SP: É algo bastante interessante que ocorre na sociedade brasileira quando um órgão de comunicação induz uma questão e esta questão passa a ser um problema conceitualmente existente. Há uma resposta da sociedade, normalmente de movimentos sociais, e não há uma resposta de governo, que representa os dois segmentos. Então fica um falso dilema entre a necessidade ou não de um tipo de ensaio. Cito o exemplo da Alemanha. Lá, se alguém quiser fazer um ensaio de agrotóxico o primeiro detalhe que precisa passar é pela autorização do Estado. Existe uma certa proteção para as universidades alemãs que pretendem realizar qualquer pesquisa nesta área. No Brasil, isto não existe. Então corre-se o risco da empresa ter mais poder que o Estado. Então precisamos de ter este tipo de intervenção do Estado nos interesses do próprio estado. Temos de ter um ritual para se ter proteção àquele que fez a pesquisa, favorável ou contra, para que toda a sociedade esteja representada.

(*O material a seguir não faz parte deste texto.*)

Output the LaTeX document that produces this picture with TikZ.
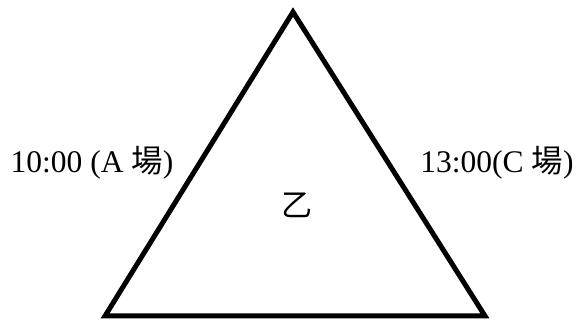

A liberdade de pesquisa não obriga o pesquisador a servir fora do Estado. A ciência dele tem autonomia mas a soberania é do Estado. O pesquisador terá de se adaptar às normas estabelecidas. Na Alemanha é assim. Aqui no Brasil o pesquisador quer ter essa liberdade “fantástica”, assinando o seu laudo sem o selo da universidade.
Estamos entrando numa situação de corporação, e nós não fazemos parte de corporações, sejam elas para que finalidade for.
Feira recebe moção de parabenização
Nesta quinta-feira (24) a Feira Agroecológica e de Economia da Solidária da UFFS também recebeu uma moção de parabenização. A moção foi proposta e entregue pelo vereador de Chapecó, Cleber Ceccon, ao pró-reitor de Extensão e Cultura, Emerson Neves da Silva.
A Feira acontece toda quinta-feira, a partir das 17h, na sede da Reitoria da UFFS.